I don't really need that reminder right now. I know that as Jack and Vivi grow more independent (which is really the goal, right?) their love for me will change, or at least their expression of that love. Jack won't be begging me to play with his castle the minute I walk in the door, even before I take my coat off or put my bag down. Vivi will not race over to me with her arms open while yelling at Jack, "No! My mom-mom!" They will still love me, but in a different way. Vivi will eventually just call me "mom" or "hey you" or just send me a text. 

I know this because Nick finished high school yesterday. 

Graduation isn't for another week, but he is effectively done with assignments and exams. Completed. We can check that box on our mental parenting to-do list.

18 years ago I could not have imagined today. I was worried about how I would pay for diapers and formula.

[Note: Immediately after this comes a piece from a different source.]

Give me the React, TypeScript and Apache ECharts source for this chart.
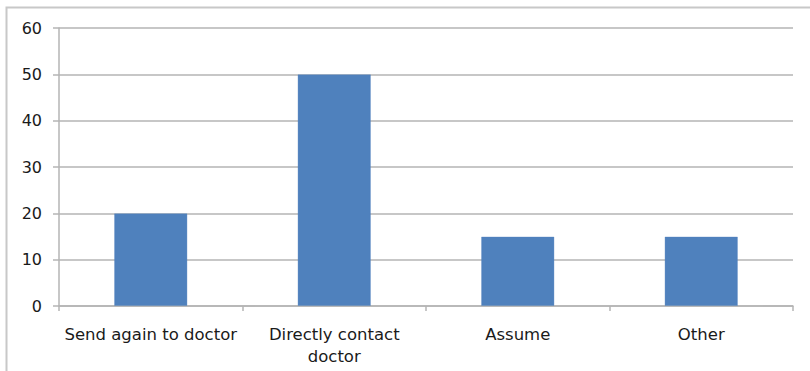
import React, { useEffect, useRef } from "react";
import * as echarts from "echarts";

// Responses per category
const categories: string[] = [
  "Send again to doctor",
  "Directly contact\ndoctor",
  "Assume",
  "Other",
];
const counts: number[] = [20, 50, 15, 15];

// Value axis range
const yMin = 0;
const yMax = 60;
const yStep = 10;

const FONT = "'DejaVu Sans', sans-serif";
const AXIS_GRAY = "#b4b4b4";

export default function App() {
  const ref = useRef<HTMLDivElement>(null);

  useEffect(() => {
    if (!ref.current) return;
    const chart = echarts.init(ref.current, null, { renderer: "svg" });
    chart.setOption({
      animation: false,
      backgroundColor: "#ffffff",
      graphic: [
        {
          type: "rect",
          shape: { x: 6.5, y: 7.5, width: 830, height: 400 },
          style: { fill: "none", stroke: "#c8c8c8", lineWidth: 2 },
          silent: true,
        },
      ],
      grid: { left: 59, right: 17, top: 28, bottom: 65 },
      xAxis: {
        type: "category",
        data: categories,
        axisLine: { show: true, lineStyle: { color: AXIS_GRAY, width: 1.5 } },
        axisTick: { show: true, length: 5, alignWithLabel: false, lineStyle: { color: AXIS_GRAY, width: 1.5 } },
        axisLabel: {
          interval: 0,
          margin: 17,
          color: "#1a1a1a",
          fontFamily: FONT,
          fontSize: 16.5,
          lineHeight: 22,
        },
      },
      yAxis: {
        type: "value",
        min: yMin,
        max: yMax,
        interval: yStep,
        axisLine: { show: true, lineStyle: { color: AXIS_GRAY, width: 1.5 } },
        axisTick: { show: true, length: 6, lineStyle: { color: AXIS_GRAY, width: 1.5 } },
        splitLine: { show: true, lineStyle: { color: AXIS_GRAY, width: 1.5 } },
        axisLabel: {
          margin: 17,
          color: "#1a1a1a",
          fontFamily: FONT,
          fontSize: 16,
        },
      },
      series: [
        {
          type: "bar",
          data: counts,
          barWidth: "40%",
          itemStyle: {
            color: "#4f81bd",
            borderColor: "rgba(79,129,189,0.35)",
            borderWidth: 1,
          },
        },
      ],
    });
    return () => chart.dispose();
  }, []);

  return (
    <div
      ref={ref}
      style={{ position: "absolute", left: 0, top: 0, width: 810, height: 371 }}
    />
  );
}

I was worried about how Nick would grow up with parents not married. I worried about whether he would get a good education. I worried about everything. I worried for nothing. Things just have a way of working out.

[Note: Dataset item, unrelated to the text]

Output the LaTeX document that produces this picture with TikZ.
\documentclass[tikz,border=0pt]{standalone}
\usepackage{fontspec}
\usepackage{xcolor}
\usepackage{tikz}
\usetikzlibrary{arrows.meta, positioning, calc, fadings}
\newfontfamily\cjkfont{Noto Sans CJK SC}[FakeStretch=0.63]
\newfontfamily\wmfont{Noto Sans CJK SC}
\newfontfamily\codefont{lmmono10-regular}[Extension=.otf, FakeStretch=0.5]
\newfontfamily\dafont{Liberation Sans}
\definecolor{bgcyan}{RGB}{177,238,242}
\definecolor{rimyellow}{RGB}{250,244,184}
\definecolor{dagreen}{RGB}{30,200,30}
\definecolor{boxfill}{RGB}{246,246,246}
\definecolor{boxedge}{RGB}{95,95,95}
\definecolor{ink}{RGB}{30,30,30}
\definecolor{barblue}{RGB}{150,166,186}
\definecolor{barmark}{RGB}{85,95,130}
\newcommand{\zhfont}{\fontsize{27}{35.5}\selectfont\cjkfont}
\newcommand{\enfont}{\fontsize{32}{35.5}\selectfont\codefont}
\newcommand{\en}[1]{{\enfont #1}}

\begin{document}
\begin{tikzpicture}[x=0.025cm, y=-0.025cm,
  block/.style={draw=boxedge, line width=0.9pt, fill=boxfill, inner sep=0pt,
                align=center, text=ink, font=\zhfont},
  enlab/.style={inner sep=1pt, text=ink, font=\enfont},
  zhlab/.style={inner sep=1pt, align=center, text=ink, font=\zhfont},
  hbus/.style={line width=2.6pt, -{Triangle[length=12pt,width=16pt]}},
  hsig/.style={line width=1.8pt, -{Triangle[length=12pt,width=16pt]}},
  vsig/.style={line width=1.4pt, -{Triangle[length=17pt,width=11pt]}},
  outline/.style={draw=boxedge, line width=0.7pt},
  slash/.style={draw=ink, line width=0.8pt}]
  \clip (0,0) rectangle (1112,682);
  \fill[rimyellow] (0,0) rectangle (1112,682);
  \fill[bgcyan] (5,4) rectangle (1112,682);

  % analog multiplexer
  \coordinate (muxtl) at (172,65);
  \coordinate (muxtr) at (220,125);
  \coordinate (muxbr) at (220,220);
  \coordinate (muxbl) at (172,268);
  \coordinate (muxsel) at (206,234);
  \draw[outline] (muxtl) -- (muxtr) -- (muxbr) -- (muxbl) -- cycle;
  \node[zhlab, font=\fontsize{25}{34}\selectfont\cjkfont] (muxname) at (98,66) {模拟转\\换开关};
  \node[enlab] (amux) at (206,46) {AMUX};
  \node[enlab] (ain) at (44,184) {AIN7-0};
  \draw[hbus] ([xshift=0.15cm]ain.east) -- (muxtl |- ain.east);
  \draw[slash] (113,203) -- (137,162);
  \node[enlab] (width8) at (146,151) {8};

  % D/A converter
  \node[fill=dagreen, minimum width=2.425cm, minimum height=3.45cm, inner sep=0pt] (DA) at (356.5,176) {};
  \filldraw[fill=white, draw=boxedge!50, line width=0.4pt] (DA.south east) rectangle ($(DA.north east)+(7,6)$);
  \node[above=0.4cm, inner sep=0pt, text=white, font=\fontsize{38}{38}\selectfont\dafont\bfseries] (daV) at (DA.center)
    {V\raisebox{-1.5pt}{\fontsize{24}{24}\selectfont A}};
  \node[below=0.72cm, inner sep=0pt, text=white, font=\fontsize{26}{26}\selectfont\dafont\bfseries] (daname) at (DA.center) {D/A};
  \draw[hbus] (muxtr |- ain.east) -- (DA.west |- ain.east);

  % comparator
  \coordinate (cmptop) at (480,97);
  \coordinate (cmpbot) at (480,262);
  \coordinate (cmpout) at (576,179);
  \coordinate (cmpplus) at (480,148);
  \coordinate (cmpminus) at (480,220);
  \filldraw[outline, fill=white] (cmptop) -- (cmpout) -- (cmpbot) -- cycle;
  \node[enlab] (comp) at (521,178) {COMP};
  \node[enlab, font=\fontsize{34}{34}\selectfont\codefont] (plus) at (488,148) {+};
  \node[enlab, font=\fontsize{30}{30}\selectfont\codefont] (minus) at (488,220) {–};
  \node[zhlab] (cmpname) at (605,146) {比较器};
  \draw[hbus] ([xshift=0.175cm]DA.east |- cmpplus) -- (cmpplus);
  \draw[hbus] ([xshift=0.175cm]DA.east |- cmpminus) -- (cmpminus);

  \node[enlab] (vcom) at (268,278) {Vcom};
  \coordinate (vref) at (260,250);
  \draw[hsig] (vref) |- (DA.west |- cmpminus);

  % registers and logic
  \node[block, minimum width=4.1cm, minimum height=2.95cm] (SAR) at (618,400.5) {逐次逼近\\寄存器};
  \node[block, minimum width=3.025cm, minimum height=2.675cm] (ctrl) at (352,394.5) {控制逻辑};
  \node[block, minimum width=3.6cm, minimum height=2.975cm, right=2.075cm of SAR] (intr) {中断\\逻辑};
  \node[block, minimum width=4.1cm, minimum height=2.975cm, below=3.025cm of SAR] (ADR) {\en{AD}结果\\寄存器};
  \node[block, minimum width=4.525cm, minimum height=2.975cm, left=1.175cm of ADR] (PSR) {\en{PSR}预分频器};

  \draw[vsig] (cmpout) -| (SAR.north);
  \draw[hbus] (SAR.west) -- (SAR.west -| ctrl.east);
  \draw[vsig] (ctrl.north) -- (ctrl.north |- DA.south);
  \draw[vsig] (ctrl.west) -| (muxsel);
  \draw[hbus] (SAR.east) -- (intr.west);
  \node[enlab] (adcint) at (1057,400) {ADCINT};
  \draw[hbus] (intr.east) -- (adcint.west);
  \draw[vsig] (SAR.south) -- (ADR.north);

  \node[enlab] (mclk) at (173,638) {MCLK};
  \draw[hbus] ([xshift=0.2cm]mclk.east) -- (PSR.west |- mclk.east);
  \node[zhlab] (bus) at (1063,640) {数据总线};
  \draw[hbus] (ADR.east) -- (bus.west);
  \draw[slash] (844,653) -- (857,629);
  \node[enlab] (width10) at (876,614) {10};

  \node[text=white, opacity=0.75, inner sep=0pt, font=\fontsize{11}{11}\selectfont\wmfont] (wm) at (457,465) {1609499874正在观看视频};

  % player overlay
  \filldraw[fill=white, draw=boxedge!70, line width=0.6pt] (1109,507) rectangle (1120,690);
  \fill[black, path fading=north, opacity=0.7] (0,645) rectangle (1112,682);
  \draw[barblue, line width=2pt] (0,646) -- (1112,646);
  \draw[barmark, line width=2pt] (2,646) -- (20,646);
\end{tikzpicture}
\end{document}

These later stages of parenting seem so much harder than the early ones, the ones in which you are their whole universe. When I found out we were having Nick, I was scared of how I would handle such a big responsibility. It seemed like it would be overwhelming. It wasn't. It hasn't always been easy, but for the most part, it has been wonderful. People like to warn you about all the hazards of parenting: childbirth, not sleeping, the terrible twos, the dreaded teenage years. None of these things have been nearly as difficult as described. No one warned me that the hardest part of all would be letting him grow up and go out on his own. It won't be long now until he says "bye, mom" and I'll have to leave him at school and drive 7 hours home.

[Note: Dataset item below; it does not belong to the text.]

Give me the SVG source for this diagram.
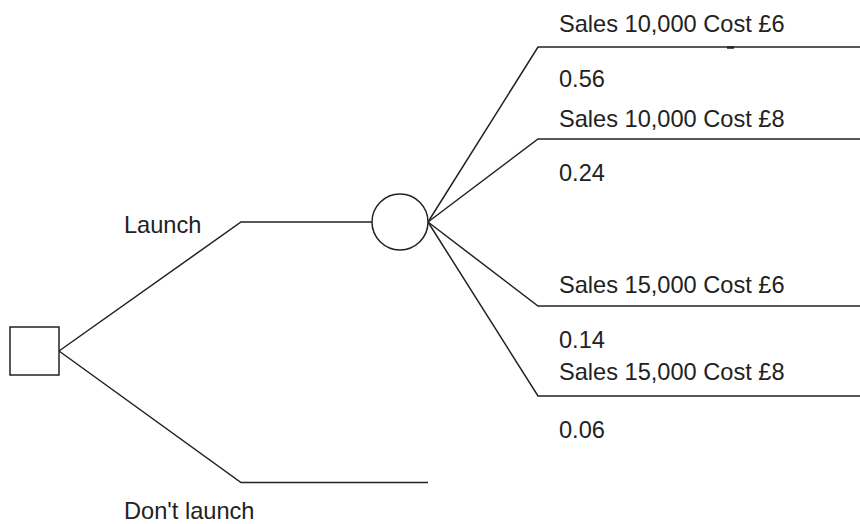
<svg xmlns="http://www.w3.org/2000/svg" width="860" height="524" viewBox="0 0 860 524">
<style>
.ln{fill:none;stroke:#222;stroke-width:1.5}
.nd{fill:#fff;stroke:#222;stroke-width:1.5}
text{font-family:"Liberation Sans",Arial,sans-serif;font-size:23.6px;fill:#222}
</style>
<rect width="860" height="524" fill="#fff"/>
<g id="connectors">
<polyline class="ln" points="59,351 241,222 372,222"/>
<polyline class="ln" points="59,351 241,482.5 428,482.5"/>
<polyline class="ln" points="428,222 538,47 860,47"/>
<polyline class="ln" points="428,222 538,139 860,139"/>
<polyline class="ln" points="428,222 538,306 860,306"/>
<polyline class="ln" points="428,222 538,396 860,396"/>
<line x1="727" y1="47.5" x2="734" y2="47.5" stroke="#222" stroke-width="2.5"/>
</g>
<g id="decision"><rect class="nd" x="10" y="327" width="49" height="48"/></g>
<g id="chance"><circle class="nd" cx="400" cy="222" r="28"/></g>
<g id="labels">
<text x="124" y="233">Launch</text>
<text x="124" y="519">Don't launch</text>
<text x="559" y="32">Sales 10,000 Cost £6</text>
<text x="559" y="87">0.56</text>
<text x="559" y="127">Sales 10,000 Cost £8</text>
<text x="559" y="181">0.24</text>
<text x="559" y="293">Sales 15,000 Cost £6</text>
<text x="559" y="348">0.14</text>
<text x="559" y="380">Sales 15,000 Cost £8</text>
<text x="559" y="438">0.06</text>
</g>
</svg>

In the meantime, I am going to celebrate this milestone and savor the time I get to spend with him planning and preparing for his next exciting stage. One small step for Nick, a giant leap for his mom.

Friday, May 16, 2014

Among the Roses

The weather was absolutely gorgeous on Mother’s Day.  I woke up with the sun shining through the window, to hugs and kisses from Vivian, and I got to cuddle Jack on the couch while I drank my coffee. I wanted to soak in every precious moment.
 
I was keenly aware of how hard this day could be for those who had lost their mothers, those who longed to be mothers, and mothers that have lost children. Part of this awareness stemmed from a post on the “Remembering Ana Marquez-Greene” Facebook Page.  Ana was one of the children who lost their lives at Sandy Hook Elementary School. Many moons ago, I attended the Greater Hartford Academy of the Performing Arts with Ana’s parents, high-school sweethearts, Nelba and Jimmy. Ana’s Memorial Facebook page is maintained by Nelba. Her writing is honest and inspirational; and her strength is truly admirable. She posted that Mother’s Day happened to fall on her birthday this year and that since losing Ana, the holiday had become particularly painful for her. Nelba’s post caused me to reflect on the tremendous and transforming gift of motherhood.  Once you have assumed a maternal role, you are forever a mom, even if your child is no longer a child, or is no longer with us.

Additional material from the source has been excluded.